The ethics of streaming fatigue
There’s also a quiet moral shift happening. People are tired of supporting platforms that remove content, rewrite history, or inflate subscription prices. The cost of watching a single film can now feel like a tax on loyalty. How many of us were outraged when Amazon began asking Prime members to watch ads on films we were already paying to access? When Disney+ puts a film behind a paywall… within a paywall.
Owning a DVD is an act of independence. Once you’ve bought it, no one can charge you again. No algorithms. No ads. No moral compromises about which conglomerate gets your data this month. It’s you, your player, and your film—exactly as it was meant to be seen.
Companies in 2025 are also viewed through political eyes. Their alliances, or lack of support for certain global issues can be a hotbed of contention amongst their subscribers. Losing faith in a company is followed with a swift cancellation of their subscription service. Losing faith means you also lose their catalogue.
When remastering ruins the magic
Technology has made films sharper, brighter, and—some would argue—emptier.
Remastered editions often lose the warmth and grain of the originals. Colours are cleaned until they look artificial.
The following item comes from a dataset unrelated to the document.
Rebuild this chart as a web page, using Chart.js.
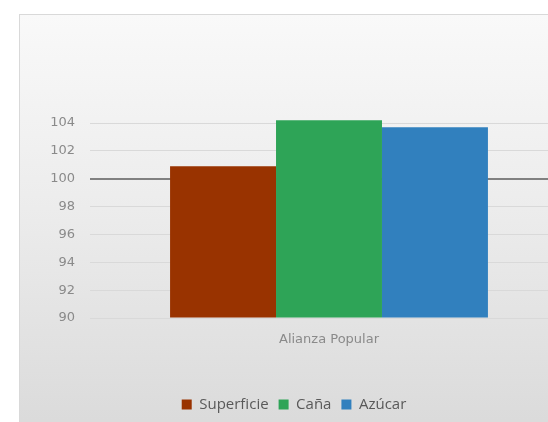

Soundtracks are adjusted. Entire scenes are quietly censored or replaced, and the version that once existed becomes impossible to find.
Disney is awful at this. Cinderella, Beauty and the Beast. These beautiful, grainy classics are now reduced to whatever version Disney deems best. Gorgeous painted backgrounds with flat, reanimated stickers slapped on top. The princesses faces are unrecognisable from the ones of our youth.
And it’s not just films. So many music collections are either missing or altered on streaming platforms. Britney singles I had on early albums are nowhere to be seen. Madonna’s ‘Immaculate Collection’ is all ‘Edited’ and ‘Remastered’ versions with weirdly long intros on Apple music. I know many music collectors who will say that nothing beats the sound of Vinyl. As a millennial, nothing beats the sound of clicking your CD into your player and knowing exactly what will play, track by track, unedited.
Owning a physical copy is a form of preservation. It keeps films anchored to their moment in time—before edits, before corporate sanitisation, before history was rewritten in 4K.
A generation rediscovering tangibility
It’s not just nostalgia—it’s longing.
After years of swiping, scrolling, and streaming, people are craving something they can hold. DVDs, CDs, vinyl, and even VHS are finding new audiences among those who never grew up with them. There’s joy in tangible media: the artwork, the texture, the ritual of choosing a film and pressing play. Sliding out the album art and unfolding it to find lyrics, extra artwork or a hidden message from your favourite music artist.
Physical collections don’t depend on servers or subscriptions. They remind us that entertainment used to live in our homes, not in the cloud. We could share it, take it with us off-grid without having to download it, be excited to buy and own it.
Reclaiming what was ours
Maybe this return to discs isn’t regression at all—it’s a quiet act of reclamation. Maybe we have reached the peak of media in society and are now climbing back down the other side.
We traded permanence for convenience, and now we’re learning the value of both. DVDs don’t just store films; they hold memories, ownership, and the assurance that no corporation can erase what you love.
Perhaps the future of watching isn’t about streaming everything.
Perhaps it’s about holding something again—and pressing play on our own terms.